Heddy Maalem

Heddy Maalem works with the body as a poet works with words—as material. Born in Batna, in the heart of the Aures, Algeria, to an Algerian father and a French mother, Maalem’s early and extensive training in boxing and the Japanese martial art of Aikido continue to influence his choreography which is marked by precision, sparse vocabulary and clarity.

In 1990 he founded his own company, and his early works—Transport phenomena (1991), Corridors (1992) and Trois Vues sur la douce par esse (1994)—set the tone for his work. In 1997, he created Un Petit Moment de faiblesse, a well-received solo and the prologue to Beau Milieu which premiered the same year at the Avignon Festival in the Vif du Sujet section. In 1999, he created K.O. Debout, a piece for seven dancers at the Maison de la Culture in Amiens.
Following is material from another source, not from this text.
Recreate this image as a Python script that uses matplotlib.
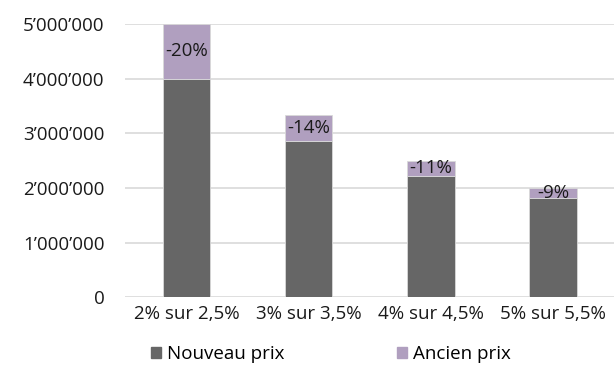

In Black Spring (2000), Heddy Maalem brought together dancers of African origin born in France, as well as dancers from Nigeria and Senegal to deal with the recurring question of identity and perception of the African body. The film version, made in collaboration with filmmaker Benoît Dervaux, was co-produced by Arte France and Heures d’ete Productions as part of a series called DanseDanseDanse. In 2001 at the Festival Danse à Aix, Maalem choreographed Petite Logique des forces, three solos in which the dancers are accompanied by images by the filmmaker Nicolas Klotz. A second collaboration with Dervaux in 2002 resulted in L’Ordre de la bataille. Le Sacre du Printemps followed in 2004. Consciously pursuing a pattern of alternating small pieces with large group works, in 2006 Maalem premiered a series of solos and short pieces, Le Principe de solitude, and Un Champ de forces, a piece for twelve dancers.